= Goal =
Identify the lines that contain the string "page", then copy each of them.

= The data =
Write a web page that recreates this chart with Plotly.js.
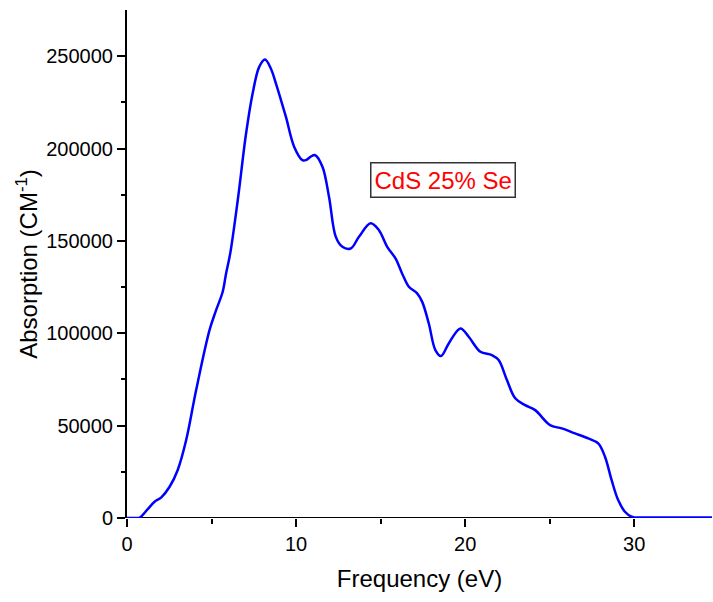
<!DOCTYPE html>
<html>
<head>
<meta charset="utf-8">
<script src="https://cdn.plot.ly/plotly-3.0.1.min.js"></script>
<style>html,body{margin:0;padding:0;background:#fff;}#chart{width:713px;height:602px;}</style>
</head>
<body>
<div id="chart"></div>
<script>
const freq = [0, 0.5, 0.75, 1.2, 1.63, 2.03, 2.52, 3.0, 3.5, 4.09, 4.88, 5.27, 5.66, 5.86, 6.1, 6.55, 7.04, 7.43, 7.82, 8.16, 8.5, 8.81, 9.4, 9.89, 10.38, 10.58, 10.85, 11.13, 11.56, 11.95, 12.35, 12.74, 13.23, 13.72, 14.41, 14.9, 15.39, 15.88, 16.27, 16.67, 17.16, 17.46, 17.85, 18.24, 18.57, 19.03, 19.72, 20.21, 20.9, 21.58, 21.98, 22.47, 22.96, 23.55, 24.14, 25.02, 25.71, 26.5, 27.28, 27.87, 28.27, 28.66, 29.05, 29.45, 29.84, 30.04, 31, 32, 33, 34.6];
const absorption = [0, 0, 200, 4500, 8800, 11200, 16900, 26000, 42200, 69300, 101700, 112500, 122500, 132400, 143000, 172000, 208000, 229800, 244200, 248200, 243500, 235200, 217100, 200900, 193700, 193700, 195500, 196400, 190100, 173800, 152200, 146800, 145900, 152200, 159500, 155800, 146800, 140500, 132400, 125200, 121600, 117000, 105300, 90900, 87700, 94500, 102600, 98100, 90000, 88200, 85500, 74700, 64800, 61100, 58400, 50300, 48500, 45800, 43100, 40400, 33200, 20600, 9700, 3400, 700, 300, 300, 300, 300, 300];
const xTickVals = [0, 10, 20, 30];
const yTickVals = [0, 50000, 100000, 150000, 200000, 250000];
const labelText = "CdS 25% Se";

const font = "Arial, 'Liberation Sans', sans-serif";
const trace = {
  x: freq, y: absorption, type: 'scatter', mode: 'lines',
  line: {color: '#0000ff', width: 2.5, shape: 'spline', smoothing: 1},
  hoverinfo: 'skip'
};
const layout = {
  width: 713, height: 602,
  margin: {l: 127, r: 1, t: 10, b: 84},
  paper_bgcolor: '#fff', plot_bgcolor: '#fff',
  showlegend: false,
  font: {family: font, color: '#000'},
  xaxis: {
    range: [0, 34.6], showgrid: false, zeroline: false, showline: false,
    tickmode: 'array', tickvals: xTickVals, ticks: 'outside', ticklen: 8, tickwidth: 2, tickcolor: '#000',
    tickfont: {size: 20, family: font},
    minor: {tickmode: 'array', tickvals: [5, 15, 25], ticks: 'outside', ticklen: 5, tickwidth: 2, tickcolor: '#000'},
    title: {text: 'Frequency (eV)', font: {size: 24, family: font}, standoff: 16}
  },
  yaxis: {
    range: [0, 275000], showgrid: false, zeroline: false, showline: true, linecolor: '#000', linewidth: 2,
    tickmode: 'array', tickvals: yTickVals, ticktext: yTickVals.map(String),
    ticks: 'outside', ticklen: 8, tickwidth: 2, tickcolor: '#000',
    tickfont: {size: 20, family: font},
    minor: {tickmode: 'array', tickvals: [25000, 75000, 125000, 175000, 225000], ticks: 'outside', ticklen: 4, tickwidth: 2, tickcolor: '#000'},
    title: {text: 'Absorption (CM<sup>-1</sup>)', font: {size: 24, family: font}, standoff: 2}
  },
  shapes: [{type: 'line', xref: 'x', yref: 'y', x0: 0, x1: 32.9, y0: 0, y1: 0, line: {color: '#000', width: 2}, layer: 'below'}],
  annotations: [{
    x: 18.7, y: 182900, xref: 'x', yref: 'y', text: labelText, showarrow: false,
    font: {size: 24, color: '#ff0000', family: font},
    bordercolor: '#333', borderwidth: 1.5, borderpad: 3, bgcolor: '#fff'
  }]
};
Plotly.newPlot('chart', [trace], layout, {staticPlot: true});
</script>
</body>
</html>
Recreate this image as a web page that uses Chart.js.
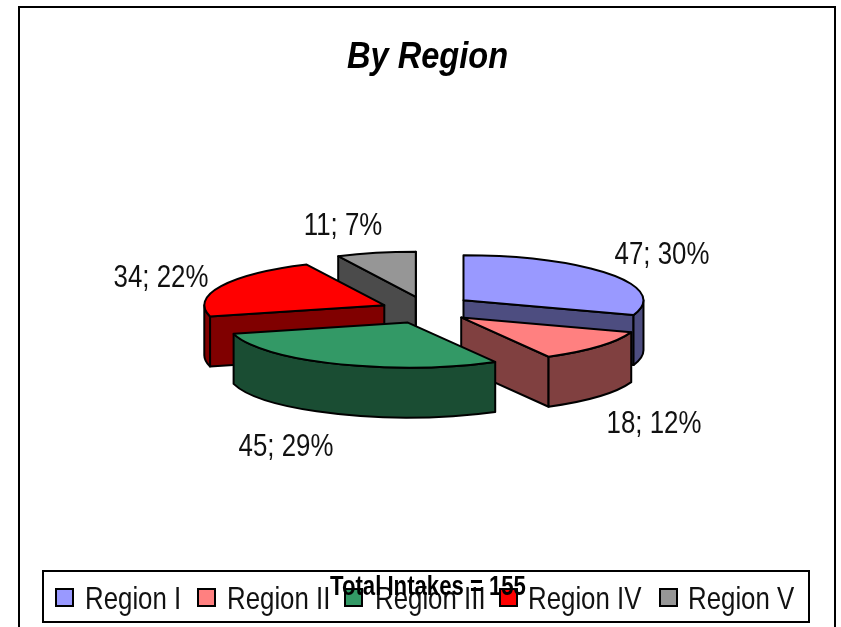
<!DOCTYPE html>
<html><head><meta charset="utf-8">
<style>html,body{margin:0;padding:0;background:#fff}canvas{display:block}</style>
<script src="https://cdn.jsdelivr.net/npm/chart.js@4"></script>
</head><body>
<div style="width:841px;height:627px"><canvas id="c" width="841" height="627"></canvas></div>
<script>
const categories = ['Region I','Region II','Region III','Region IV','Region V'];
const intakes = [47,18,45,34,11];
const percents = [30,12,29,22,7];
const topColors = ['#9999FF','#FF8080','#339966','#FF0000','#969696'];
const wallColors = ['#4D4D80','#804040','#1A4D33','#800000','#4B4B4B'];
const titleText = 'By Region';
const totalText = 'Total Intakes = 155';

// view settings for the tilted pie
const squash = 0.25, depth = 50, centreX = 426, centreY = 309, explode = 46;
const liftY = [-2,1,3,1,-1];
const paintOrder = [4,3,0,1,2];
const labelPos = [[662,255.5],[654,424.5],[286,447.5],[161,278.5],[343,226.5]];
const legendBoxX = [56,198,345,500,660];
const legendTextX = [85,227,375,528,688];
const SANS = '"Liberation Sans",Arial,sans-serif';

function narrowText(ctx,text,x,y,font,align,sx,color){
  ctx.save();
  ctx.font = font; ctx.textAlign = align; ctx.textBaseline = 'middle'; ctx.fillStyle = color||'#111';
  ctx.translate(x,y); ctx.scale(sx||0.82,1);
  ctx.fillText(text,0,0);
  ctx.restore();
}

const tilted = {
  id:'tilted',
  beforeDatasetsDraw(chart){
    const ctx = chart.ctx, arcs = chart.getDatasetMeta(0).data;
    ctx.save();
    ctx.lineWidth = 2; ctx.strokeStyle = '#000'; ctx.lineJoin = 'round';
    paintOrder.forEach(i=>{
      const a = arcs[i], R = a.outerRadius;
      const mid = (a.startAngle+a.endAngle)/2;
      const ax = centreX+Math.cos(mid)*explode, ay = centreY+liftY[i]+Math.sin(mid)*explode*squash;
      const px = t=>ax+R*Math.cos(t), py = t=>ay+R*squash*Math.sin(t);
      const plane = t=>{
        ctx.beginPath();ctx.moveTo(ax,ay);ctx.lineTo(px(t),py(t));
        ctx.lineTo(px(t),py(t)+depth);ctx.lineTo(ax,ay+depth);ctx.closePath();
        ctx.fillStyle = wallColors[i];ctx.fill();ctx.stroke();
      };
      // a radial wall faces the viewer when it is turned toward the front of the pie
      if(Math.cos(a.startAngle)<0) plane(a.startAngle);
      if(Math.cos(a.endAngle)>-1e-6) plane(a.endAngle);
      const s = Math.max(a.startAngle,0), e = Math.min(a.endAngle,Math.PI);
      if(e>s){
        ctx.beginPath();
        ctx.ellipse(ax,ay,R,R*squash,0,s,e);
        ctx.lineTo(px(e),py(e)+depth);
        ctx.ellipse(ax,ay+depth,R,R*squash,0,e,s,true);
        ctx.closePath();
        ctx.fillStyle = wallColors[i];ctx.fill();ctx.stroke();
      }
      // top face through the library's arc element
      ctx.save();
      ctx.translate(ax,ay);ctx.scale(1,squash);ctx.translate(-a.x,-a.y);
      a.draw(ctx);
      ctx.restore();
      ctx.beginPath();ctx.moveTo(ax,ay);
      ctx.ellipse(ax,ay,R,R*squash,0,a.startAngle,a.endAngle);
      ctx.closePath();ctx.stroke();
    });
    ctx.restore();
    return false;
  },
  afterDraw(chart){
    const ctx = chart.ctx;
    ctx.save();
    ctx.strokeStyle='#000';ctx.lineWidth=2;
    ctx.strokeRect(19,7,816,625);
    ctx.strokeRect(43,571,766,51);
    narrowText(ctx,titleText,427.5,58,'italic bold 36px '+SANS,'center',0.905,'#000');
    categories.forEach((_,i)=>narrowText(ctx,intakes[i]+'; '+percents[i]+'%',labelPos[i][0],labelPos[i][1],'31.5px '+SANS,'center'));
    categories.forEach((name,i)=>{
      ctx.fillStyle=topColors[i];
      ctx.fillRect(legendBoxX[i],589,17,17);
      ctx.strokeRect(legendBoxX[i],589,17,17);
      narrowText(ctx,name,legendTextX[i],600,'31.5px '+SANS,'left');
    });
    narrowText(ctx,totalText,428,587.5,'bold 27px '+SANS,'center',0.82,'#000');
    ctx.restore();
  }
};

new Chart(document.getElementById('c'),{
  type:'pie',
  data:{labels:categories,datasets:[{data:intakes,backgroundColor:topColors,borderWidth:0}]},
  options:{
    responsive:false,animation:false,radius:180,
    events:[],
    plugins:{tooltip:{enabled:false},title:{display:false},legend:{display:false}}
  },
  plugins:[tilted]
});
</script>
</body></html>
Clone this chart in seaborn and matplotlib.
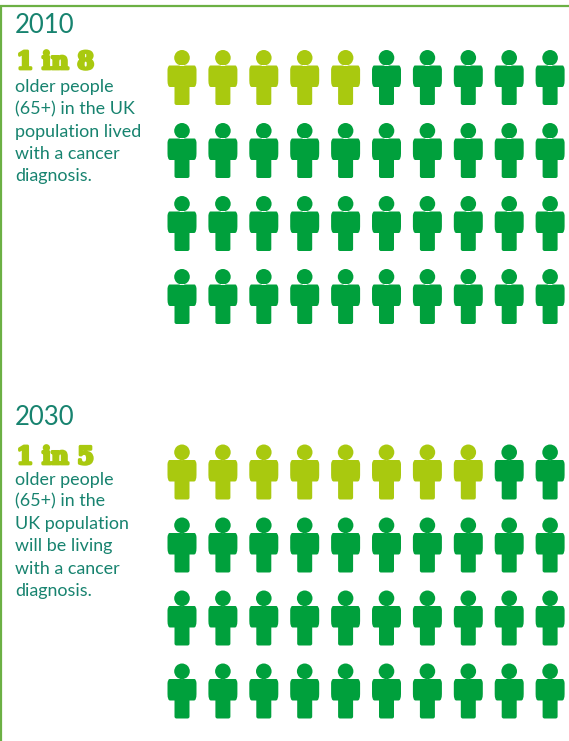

= Result of the exercise =
Write a web page that recreates this chart with Plotly.js.
Recreate this image as a web page that uses Chart.js.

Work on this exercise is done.